My husband and I are major consumers of “prestige TV.” We get all the channels and watch all the shows. (Severance, Succession, Hacks, The Last of Us, The Bear, Handmaids Tale, etc.) We watch together and we talk about the shows. TV is our thing.

Sometimes a show is too violent for me, so I relinquish it to my husband to watch while I’m at choir or doing something else. (For example, I bailed on The Sopranos fairly early on and I never watched Breaking Bad.) I always have a few shows I’m watching on my own, because I stay up later than him. Currently, I’m watching Marie Antoinette on PBS Passport on my own. Downton Abbey is another example of a show that my husband didn’t watch with me, though he fully embraced The Gilded Age, so it’s not that he won’t watch period pieces. (We’re big fans of Wolf Hall.)

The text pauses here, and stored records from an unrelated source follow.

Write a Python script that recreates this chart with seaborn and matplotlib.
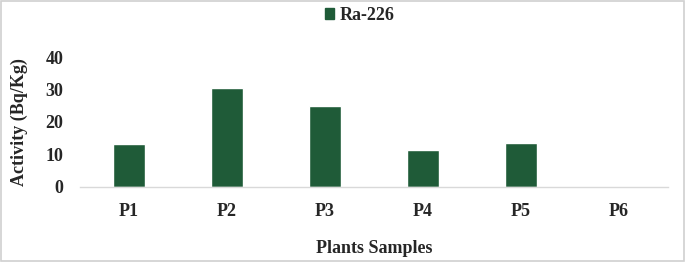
import matplotlib
matplotlib.use('Agg')
import matplotlib.pyplot as plt
import matplotlib.patches as mpatches
import seaborn as sns
import pandas as pd

# data
samples = ['P1', 'P2', 'P3', 'P4', 'P5', 'P6']
ra226 = [13.3, 30.5, 25.0, 11.4, 13.6, 0.0]
yticks = [0, 10, 20, 30, 40]

sns.set_style("white")
plt.rcParams['font.family'] = ['Liberation Serif', 'DejaVu Serif']
plt.rcParams['font.weight'] = 'bold'

BAR_COLOR = '#1f5b38'

df = pd.DataFrame({'sample': samples, 'activity': ra226, 'isotope': ['Ra-226'] * len(samples)})

fig = plt.figure(figsize=(6.85, 2.62), dpi=100)
ax = fig.add_axes([0.117, 0.288, 0.858, 0.494])

sns.barplot(data=df, x='sample', y='activity', hue='isotope', palette=[BAR_COLOR],
            width=0.32, saturation=1, ax=ax, legend=False)

ax.set_ylim(0, 40)
ax.set_yticks(yticks)
ax.set_xlim(-0.5, len(samples) - 0.5)
sns.despine(ax=ax, left=True, top=True, right=True)
ax.spines['bottom'].set_color('#d9d9d9')
ax.spines['bottom'].set_linewidth(1.0)
ax.tick_params(axis='both', length=0, labelsize=13)
ax.tick_params(axis='y', pad=12)
ax.tick_params(axis='x', pad=12)
for lab in ax.get_xticklabels() + ax.get_yticklabels():
    lab.set_fontweight('bold')

ax.set_xlabel('Plants Samples', fontsize=13, fontweight='bold', labelpad=14)
ax.set_ylabel('Activity (Bq/Kg)', fontsize=13, fontweight='bold', labelpad=13)

# legend at top centre
handle = mpatches.Patch(color=BAR_COLOR, label='Ra-226')
fig.legend(handles=[handle], loc='center', bbox_to_anchor=(0.525, 0.94), frameon=False,
           prop={'size': 13, 'weight': 'bold'}, handlelength=0.55, handleheight=0.55,
           handletextpad=0.3)

# light grey frame around the picture
fig.patches.append(mpatches.Rectangle((0.002, 0.004), 0.996, 0.992, transform=fig.transFigure,
                                      fill=False, edgecolor='#d0d0d0', linewidth=1.2))

plt.savefig('out.png', dpi=100)
plt.close()
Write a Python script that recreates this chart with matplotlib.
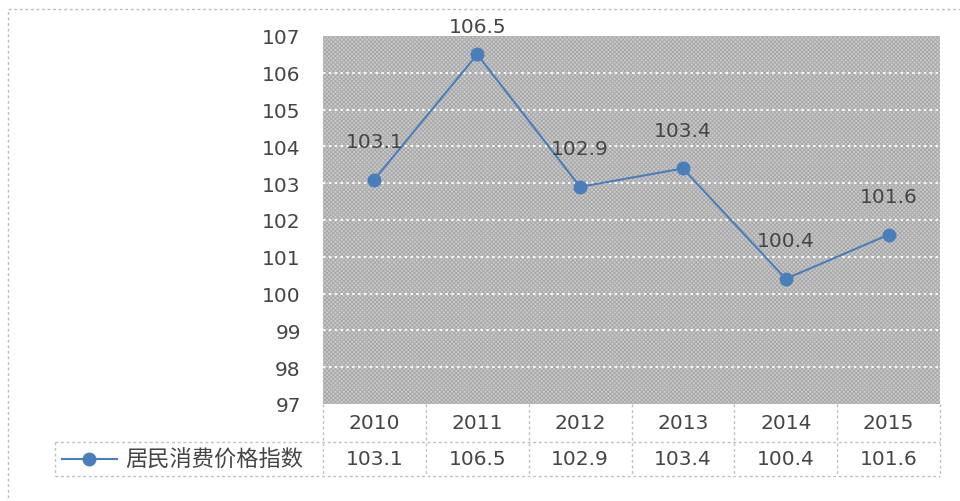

We plan our TV watching out in advance. Sometimes, a very important show—like last night’s White Lotus season 3 finale—needs to be watched live (rather than on demand) in order to avoid spoilers, which will undoubtedly be everywhere today!

We fully intended to watch the White Lotus season finale live last night, but then my husband got tired and wanted to save it. Obviously I wouldn’t watch it without him, so now I will spend the entire day trying not to read anything about it, which basically will require staying offline altogether.

So, as the stock market crashes (I’m assuming another Black Monday is underway) and people are distracting themselves by discussing whatever happened on White Lotus last night, I will try to finish reading my library book today.

Ironically, the book is Intermezzo by Sally Rooney (author of Normal People) and I could totally see it getting made into a Hulu series (like Normal People did) that I would end up watching on my own because my husband doesn’t like shows that are too “relationshipy.”

Comments closed due to abject fear of White Lotus spoilers.